Zielwerfen bei der Weitenjagd? Den Reiz von Fränkisch-Crumbach machen aber längst nicht die kuriosen Seiten aus. Familiäre Betreuung und die fein auf die Werfer abgestimmten Bedingungen lassen Bestweiten und Norm-Erfüllungen erhoffen. „Wenn nicht hier, wo dann“, erklärte Karsten Kobs. Aber gerade aus dieser Erwartungshaltung erwächst schnell besonderer Druck. Die Nähe zum Publikum, die nicht jeder Sportler wie Markus Esser genießt, tut dann ihr Übriges. „Das sind die Situationen, die wir suchen“, erklärte Bundestrainer Deyhle. In den vergangenen Jahren kämpfte damit besonders Lokalmatadorin Katrin Falter (LG Frankfurt). Diesmal hielt die Juniorin ihre Nerven besser im Zaum, schrammte mit 56,29 m nur knapp an ihrer Bestweite vorbei, war aber dennoch nicht ganz zufrieden.

„Da fühlt man sich plötzlich wie 15 Jahre“, gab auch Kobs zu, nachdem seine ersten Versuche die Norm für die EM in Göteborg (7. bis 13. August) von 78,65 m mehrfach um wenige Zentimeter verpassten. Doch inzwischen genießt der Routinier auch den Kitzel: „Ich brauche einen, der mich knapp am Abgrund hält und mal zuckt“. Erst mit dem sechsten und letzten Wurf befreite sich Kobs aus der Klemme: Die 78,90 m waren darum doppelt schön, auch wenn Esser, der bereits sein EM-Ticket in der Tasche hat, derzeit ein gutes Stück voraus ist. Doch gerade die Konkurrenz mit dem acht Jahre jüngeren Kollegen sei für ihn Motivation, seine Karriere weiterzuführen, sagte Kobs. „Hoffentlich bis Olympia 2008 in Peking“ soll sie gehen.

Dass der Weg dorthin auch über Fränkisch-Crumbach führen wird, dürfte nicht in Frage stehen. Das Team um Organisator Peter Falter und Veranstalter TV Fränkisch-Crumbach, das die Sportanlage Schritt für Schritt ausbaute, hat die fünfte Auflage an Pfingsten 2007 schon im Visier. „Mehr kann man sich nicht wünschen“, lautete das zufriedene Fazit des TV-Vorsitzenden Karl Vogel nach den sportlich hochklassigen Wettbewerben, die an zwei Tagen mit insgesamt rund 600 Zuschauern wieder große Resonanz erhielten.
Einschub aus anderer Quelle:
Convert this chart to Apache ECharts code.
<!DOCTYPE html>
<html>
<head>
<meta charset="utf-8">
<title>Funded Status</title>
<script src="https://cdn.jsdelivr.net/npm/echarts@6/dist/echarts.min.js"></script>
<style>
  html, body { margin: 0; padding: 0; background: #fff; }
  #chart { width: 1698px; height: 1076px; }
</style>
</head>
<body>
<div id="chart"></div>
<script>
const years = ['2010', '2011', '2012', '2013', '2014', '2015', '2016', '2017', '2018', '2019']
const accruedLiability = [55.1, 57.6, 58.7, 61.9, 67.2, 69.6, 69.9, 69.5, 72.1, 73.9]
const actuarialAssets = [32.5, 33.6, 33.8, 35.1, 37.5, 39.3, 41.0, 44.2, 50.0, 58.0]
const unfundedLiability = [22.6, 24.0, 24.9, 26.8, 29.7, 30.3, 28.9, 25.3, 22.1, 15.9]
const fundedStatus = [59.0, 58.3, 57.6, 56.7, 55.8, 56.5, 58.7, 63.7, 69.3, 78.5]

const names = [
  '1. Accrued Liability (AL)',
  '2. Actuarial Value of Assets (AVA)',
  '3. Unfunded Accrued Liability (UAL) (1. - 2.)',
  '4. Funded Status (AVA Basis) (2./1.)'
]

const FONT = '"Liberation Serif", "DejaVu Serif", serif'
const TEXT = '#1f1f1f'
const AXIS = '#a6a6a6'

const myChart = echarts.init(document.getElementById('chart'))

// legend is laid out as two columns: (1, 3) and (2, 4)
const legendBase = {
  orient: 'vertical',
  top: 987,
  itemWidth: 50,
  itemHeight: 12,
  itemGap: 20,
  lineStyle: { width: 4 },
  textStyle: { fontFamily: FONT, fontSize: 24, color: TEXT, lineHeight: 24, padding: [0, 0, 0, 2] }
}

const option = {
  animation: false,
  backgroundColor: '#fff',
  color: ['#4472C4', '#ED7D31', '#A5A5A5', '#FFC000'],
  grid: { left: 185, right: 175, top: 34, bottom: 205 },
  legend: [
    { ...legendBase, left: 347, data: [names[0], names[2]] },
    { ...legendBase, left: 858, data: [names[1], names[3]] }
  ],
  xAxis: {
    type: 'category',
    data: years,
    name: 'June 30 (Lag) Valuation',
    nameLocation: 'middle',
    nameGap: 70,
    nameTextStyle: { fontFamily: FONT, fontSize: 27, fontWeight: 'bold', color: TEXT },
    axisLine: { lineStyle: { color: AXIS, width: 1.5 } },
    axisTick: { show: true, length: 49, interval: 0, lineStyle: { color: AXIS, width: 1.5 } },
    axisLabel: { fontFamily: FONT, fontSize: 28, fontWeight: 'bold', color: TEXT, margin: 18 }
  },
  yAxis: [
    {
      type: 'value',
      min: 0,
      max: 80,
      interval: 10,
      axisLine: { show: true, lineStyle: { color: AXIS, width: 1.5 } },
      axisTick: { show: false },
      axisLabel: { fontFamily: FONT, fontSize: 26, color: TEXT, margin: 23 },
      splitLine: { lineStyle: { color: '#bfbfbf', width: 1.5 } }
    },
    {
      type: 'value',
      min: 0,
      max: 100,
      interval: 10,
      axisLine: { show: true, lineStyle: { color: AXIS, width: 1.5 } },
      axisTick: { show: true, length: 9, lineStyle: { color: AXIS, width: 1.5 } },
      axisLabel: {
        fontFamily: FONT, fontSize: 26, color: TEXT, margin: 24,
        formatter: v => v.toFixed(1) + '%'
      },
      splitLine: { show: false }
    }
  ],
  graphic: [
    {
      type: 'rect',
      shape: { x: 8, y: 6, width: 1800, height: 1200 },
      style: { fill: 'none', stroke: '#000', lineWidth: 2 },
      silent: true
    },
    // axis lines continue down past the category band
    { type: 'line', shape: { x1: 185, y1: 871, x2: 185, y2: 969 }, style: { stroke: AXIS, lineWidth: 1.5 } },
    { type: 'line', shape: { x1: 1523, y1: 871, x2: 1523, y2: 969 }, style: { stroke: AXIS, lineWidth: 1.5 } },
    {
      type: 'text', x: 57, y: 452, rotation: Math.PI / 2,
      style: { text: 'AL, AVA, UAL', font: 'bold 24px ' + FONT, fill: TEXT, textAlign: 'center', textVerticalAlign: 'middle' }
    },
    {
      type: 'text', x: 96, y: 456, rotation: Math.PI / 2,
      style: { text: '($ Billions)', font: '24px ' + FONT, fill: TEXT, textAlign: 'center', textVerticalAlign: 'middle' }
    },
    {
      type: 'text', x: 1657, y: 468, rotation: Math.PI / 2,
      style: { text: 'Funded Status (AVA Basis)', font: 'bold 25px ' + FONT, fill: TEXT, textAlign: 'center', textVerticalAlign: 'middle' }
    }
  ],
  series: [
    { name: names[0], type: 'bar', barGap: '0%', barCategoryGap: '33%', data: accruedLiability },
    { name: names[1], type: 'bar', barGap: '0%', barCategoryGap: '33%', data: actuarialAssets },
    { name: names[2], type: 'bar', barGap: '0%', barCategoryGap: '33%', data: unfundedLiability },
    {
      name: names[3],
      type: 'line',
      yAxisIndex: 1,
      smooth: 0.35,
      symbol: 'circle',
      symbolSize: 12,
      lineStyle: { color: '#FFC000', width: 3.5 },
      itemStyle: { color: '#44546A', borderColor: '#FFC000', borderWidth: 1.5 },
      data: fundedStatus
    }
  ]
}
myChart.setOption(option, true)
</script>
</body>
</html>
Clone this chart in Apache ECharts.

Für Falter hat sich auch die Abtrennung der Jugendwettbewerbe bewährt, die am Pfingstmontag ebenfalls mit zahlreichen Bestleistungen über die Bühne gingen: „Das wird der richtige Weg sein.“ Alexandra Raab (LG Ried) steigerte sich in der weiblichen A-Jugend auf 50,42 m (Rang vier). Bei der weiblichen B-Jugend landeten Lisa Raab (ESV Jahn Treysa/45,04) und Lisa Held (TV Bürstadt/44,43) ebenfalls Achtungserfolge auf den Plätzen fünf und sechs.

Für die Jugendarbeit von Veranstalter TV Fränkisch-Crumbach legten sich schließlich sogar Esser und Kobs ins Zeug. Nach der Siegerehrung versteigerte Esser sein Kopftuch, das für inzwischen Markenzeichen ist, und Kobs legte noch ein T-Shirt drauf und betätigte sich schließlich gar als Auktionator. 150 Euro kamen schließlich zusammen. Immerhin. Kobs wollte sogar noch etwas mehr rausholen indem er versprach: „Für 300 Euro putzt der Markus auch nackt“. Doch die gewünschte Resonanz blieb aus. Noch. Reizvolle Steigerungsmöglichkeiten sollen schließlich auch in Fränkisch-Crumbach bleiben.